KUALA LUMPUR: The occupancy rate and rental trends for office market are likely to pick up in the next four to five years as the low economic cycle recovers during the period.
Axis Real Estate Investment Trust (REIT) Managers Bhd head of investment Siva Shanker said the office market was undergoing an overhang period and not facing a supply glut.
“A supply glut means there’s too much space but overhang means it would take a little bit longer to fill the space,” he said in his presentation on Office Market- Trend and Review on Tuesday.
The presentation was part of a session in the one-day property seminar titled The Malaysian Property Market: Opportunities Amidst Uncertainties organised by Rahim & Co Research Sdn Bhd.

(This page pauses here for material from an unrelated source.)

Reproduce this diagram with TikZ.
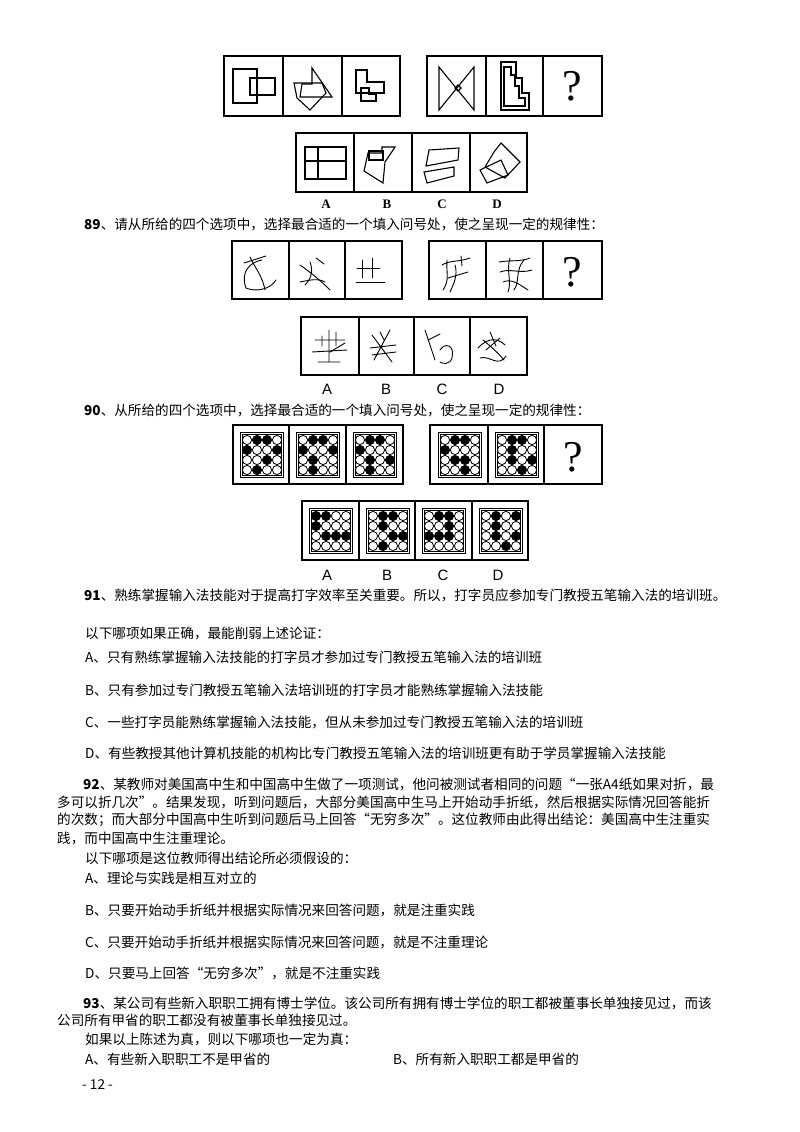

According to a property report, occupancy rate in the first half of 2016 (H1 2016) was flat at 83% compared with nearly 90% in the second half of 2015, while the average rentals for H1 2016 inched up by 0.8%.
While saying that office vacancy rate in Malaysia remained at an acceptable level, Siva expected office rentals to fall in tandem with the softer market, and in certain areas, it might decrease by between 5% and 10%.
“This is also due to some oil and gas firms continuing to cut space, shrinking in the banking sector, and decentralised locations continue to receive lower interest from the potential tenants,” he said.
He said while there was no new office supply coming into the market in H1 2016, a further 5.8 million sq ft of space would enter the market in H2 2016.
At present, purpose-built office space in Kuala Lumpur stands at 51 million sq ft and office space in Selangor at 17.9 million sq ft.